All sounds quite sensible. However, there are three important exceptions where this rule will not apply – so beware.
- Unless the discussions are genuinely ‘without prejudice’ under the current rules (i.e. discussions in relation to settling a dispute) then the protection of pre-termination negotiations only applies to ‘normal’ unfair dismissal claims. Any discrimination claims, breach of contract claims and critically any automatic unfair dismissal claims (whistleblowing) will not be covered. As you seldom feel confident enough to be sure that someone will not consider a dismissal to be related to whistleblowing, relying on these new protections will require a leap of faith in many cases.
- The second exception is that whilst you are negotiating, you cannot partake of any ‘improper behaviour’. If you do, the discussions will no longer be inadmissible. The precise meaning of ‘improper behaviour’ will be something that we will watch develop over the coming years (and the, as yet unfinalised, ACAS code on settlement agreements may also help) but in the meantime employers needs to be extremely careful and measured when conducting such discussions to avoid losing the protection.
- The pre-termination negotiations will still be admissible to the Employment Tribunal if a party wants to make a costs application on the basis that an offer has been unreasonably refused, so the law in that area remains the same as it currently is under the ‘without prejudice’ rule.
You may have also heard in the news that fees are now in place in the Employment Tribunal for anyone wishing to bring a claim. The costs range from £150 for lodging the claim to £950 for the actual hearing depending on the type of claim you are bringing. Unfair dismissal damages are now capped at £74,200 or a year’s pay – whichever is the lower.
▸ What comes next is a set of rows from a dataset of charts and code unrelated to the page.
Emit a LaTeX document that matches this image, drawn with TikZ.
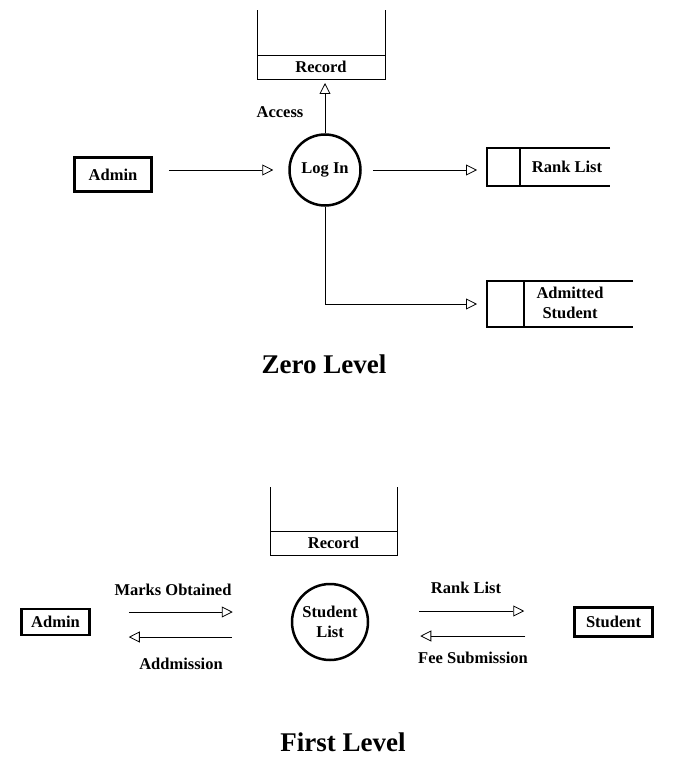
\documentclass[tikz,border=0pt]{standalone}
\usepackage{fontspec}
\setmainfont{Liberation Serif}
\usepackage{tikz}
\usetikzlibrary{arrows.meta,positioning,calc}

\begin{document}
\begin{tikzpicture}[x=1pt,y=-1pt,
  every node/.style={font=\bfseries\fontsize{16.5}{20}\selectfont},
  entity/.style={draw,line width=2.5pt,inner sep=0pt},
  process/.style={draw,circle,line width=2.5pt,inner sep=0pt,align=center},
  datastore/.style={inner sep=0pt,outer sep=0pt},
  recbox/.style={draw,line width=0.9pt,inner sep=0pt,outer sep=0pt,minimum height=24pt},
  storeline/.style={line width=2.5pt,line join=miter},
  flow/.style={-{Triangle[open,length=11pt,width=11pt]},line width=0.8pt},
  title/.style={font=\bfseries\fontsize{27}{32}\selectfont}]
\useasboundingbox (0,0) rectangle (682,778);

% Zero level
\node[recbox,minimum width=128pt] (rec1) at (321,67) {Record};
\draw[line width=0.9pt] (rec1.north west) -- ++(0,-45) (rec1.north east) -- ++(0,-45);

\node[process,minimum size=71pt] (login) at (325,170) {Log In};
\node[entity,minimum width=77pt,minimum height=34pt] (admin) at (113,174.5) {Admin};

\node[datastore,minimum width=123pt,minimum height=38pt] (rankst) at (548.5,167) {};
\draw[storeline] (rankst.north east) -- (rankst.north west) -- (rankst.south west) -- (rankst.south east);
\draw[storeline] ($(rankst.north west)+(33,0)$) -- ($(rankst.south west)+(33,0)$);
\node (rank) at (567,167) {Rank List};

\node[datastore,minimum width=146pt,minimum height=46pt] (admst) at (560,304) {};
\draw[storeline] (admst.north east) -- (admst.north west) -- (admst.south west) -- (admst.south east);
\draw[storeline] ($(admst.north west)+(37,0)$) -- ($(admst.south west)+(37,0)$);
\node[align=center] (adm) at (570,303) {Admitted\\Student};

\draw[flow,shorten >=4pt] (login.north) -- (login.north |- rec1.south);
\node (access) at (280,112) {Access};
\draw[flow,shorten <=16pt,shorten >=15pt] (admin.east |- login) -- (login);
\draw[flow,shorten <=11pt,shorten >=10pt] (login) -- (rankst.west |- login);
\draw[flow,shorten >=10pt] (login.south) |- (admst.west);

\node[title] (zero) at (324,364) {Zero Level};

% First level
\node[recbox,minimum width=127pt] (rec2) at (333.5,543) {Record};
\draw[line width=0.9pt] (rec2.north west) -- ++(0,-44) (rec2.north east) -- ++(0,-44);

\node[process,minimum size=76pt] (stdlist) at (330,622) {Student\\List};
\node[entity,minimum width=68pt,minimum height=26pt] (admin2) at (55.5,622) {Admin};
\node[entity,minimum width=78pt,minimum height=29pt] (student) at (613.5,622) {Student};

\draw[flow,shorten <=38pt,shorten >=58pt] ([yshift=10pt]admin2.east) -- ([yshift=10pt]stdlist.west);
\draw[flow,shorten <=59pt,shorten >=38pt] ([yshift=-15pt]stdlist.west) -- ([yshift=-15pt]admin2.east);
\draw[flow,shorten <=50pt,shorten >=49pt] ([yshift=11pt]stdlist.east) -- ([yshift=11pt]student.west);
\draw[flow,shorten <=48pt,shorten >=51pt] ([yshift=-14pt]student.west) -- ([yshift=-14pt]stdlist.east);

\node (marks) at (173,590) {Marks Obtained};
\node (addm) at (181,664) {Addmission};
\node (rank2) at (466,588) {Rank List};
\node (fee) at (473,658) {Fee Submission};

\node[title] (first) at (343,742) {First Level};
\end{tikzpicture}
\end{document}
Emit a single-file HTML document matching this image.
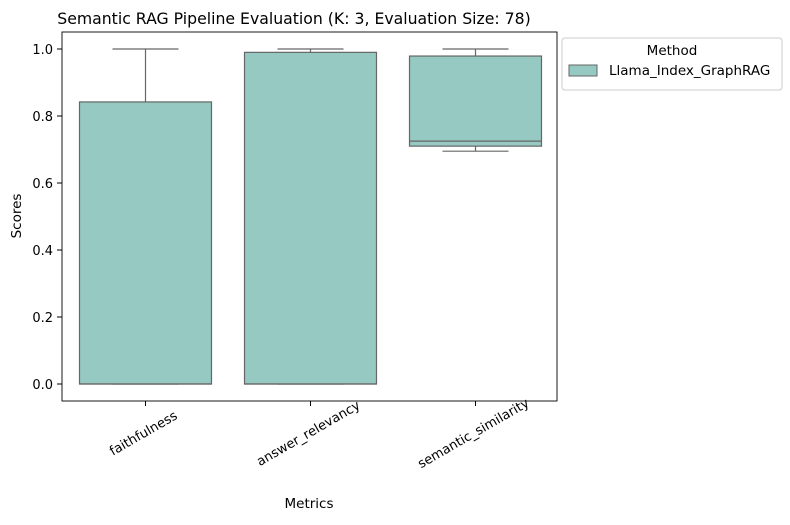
<!DOCTYPE html>
<html><head><meta charset="utf-8"><style>
body{margin:0;background:#fff;font-family:"Liberation Sans","DejaVu Sans",sans-serif;}
svg text{font-family:"DejaVu Sans","Liberation Sans",sans-serif;fill:#000;}
</style></head><body>
<svg id="chart" width="790" height="520" xmlns="http://www.w3.org/2000/svg">
<text x="294" y="24" font-size="15.7" text-anchor="middle">Semantic RAG Pipeline Evaluation (K: 3, Evaluation Size: 78)</text>
<g id="plot"></g>
<rect x="62" y="32" width="495" height="369" fill="none" stroke="#000" stroke-width="0.9"/>
<text x="309" y="508" font-size="13.5" text-anchor="middle">Metrics</text>
<text transform="translate(21,216) rotate(-90)" font-size="13.5" text-anchor="middle">Scores</text>
<g>
<rect x="562" y="38" width="220" height="52" fill="#fff" stroke="#ccc" rx="3"/>
<text x="672" y="55" font-size="13.5" text-anchor="middle">Method</text>
<rect x="569" y="65" width="28" height="11" fill="#96c9c1" stroke="#666"/>
<text x="609" y="75" font-size="13.5">Llama_Index_GraphRAG</text>
</g>
</svg>
<script>
const categories=["faithfulness","answer_relevancy","semantic_similarity"];
const whiskerLow=[0,0,0.695];
const q1=[0,0,0.71];
const median=[0,0,0.725];
const q3=[0.842,0.99,0.979];
const whiskerHigh=[1.0,1.0,1.0];
const yTicks=[0.0,0.2,0.4,0.6,0.8,1.0];
const NS="http://www.w3.org/2000/svg";
const g=document.getElementById('plot');
const y=v=>384-v*335;
const band=165, x0=62;
const xc=i=>x0+band*(i+0.5)+1;
function mk(t,a,p){const e=document.createElementNS(NS,t);for(const k in a)e.setAttribute(k,a[k]);(p||g).appendChild(e);return e;}
yTicks.forEach(v=>{
 const l=mk('line',{x1:57,x2:62,y1:y(v),y2:y(v),stroke:'#000'});
 
 
 const t=mk('text',{x:53,y:y(v)+5,'font-size':13,'text-anchor':'end'});t.textContent=v.toFixed(1);
 
 
});
categories.forEach((c,i)=>{
 const cx=xc(i),w=132,hw=w/2;
 const grp=mk('g',{});
 
 
 mk('line',{x1:cx,x2:cx,y1:y(whiskerHigh[i]),y2:y(q3[i]),stroke:'#666','stroke-width':1.2},grp);
 mk('line',{x1:cx,x2:cx,y1:y(q1[i]),y2:y(whiskerLow[i]),stroke:'#666','stroke-width':1.2},grp);
 mk('line',{x1:cx-hw/2,x2:cx+hw/2,y1:y(whiskerHigh[i]),y2:y(whiskerHigh[i]),stroke:'#666','stroke-width':1.2},grp);
 mk('line',{x1:cx-hw/2,x2:cx+hw/2,y1:y(whiskerLow[i]),y2:y(whiskerLow[i]),stroke:'#666','stroke-width':1.2},grp);
 mk('rect',{x:cx-hw,y:y(q3[i]),width:w,height:Math.max(0,y(q1[i])-y(q3[i])),fill:'#96c9c1',stroke:'#666','stroke-width':1.2},grp);
 mk('line',{x1:cx-hw,x2:cx+hw,y1:y(median[i]),y2:y(median[i]),stroke:'#666','stroke-width':1.2},grp);
 const tk=mk('line',{x1:cx,x2:cx,y1:401,y2:406,stroke:'#000'});
 
 
 const t=mk('text',{'font-size':13,'text-anchor':'middle',transform:`translate(${cx},${437}) rotate(-30)`});t.textContent=c;
 
 
});
</script>
</body></html>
The intention of these changes is to allow employers to manage difficult workplace issues more easily and cheaply, allowing employees to leave more graciously rather than having to face protracted performance proceedings. This could therefore result in a positive outcome for all, but a word of warning – employers should embark on these pre-termination negotiations with extreme caution and advanced planning to ensure that they do fall within these new provisions and really do remain off the record.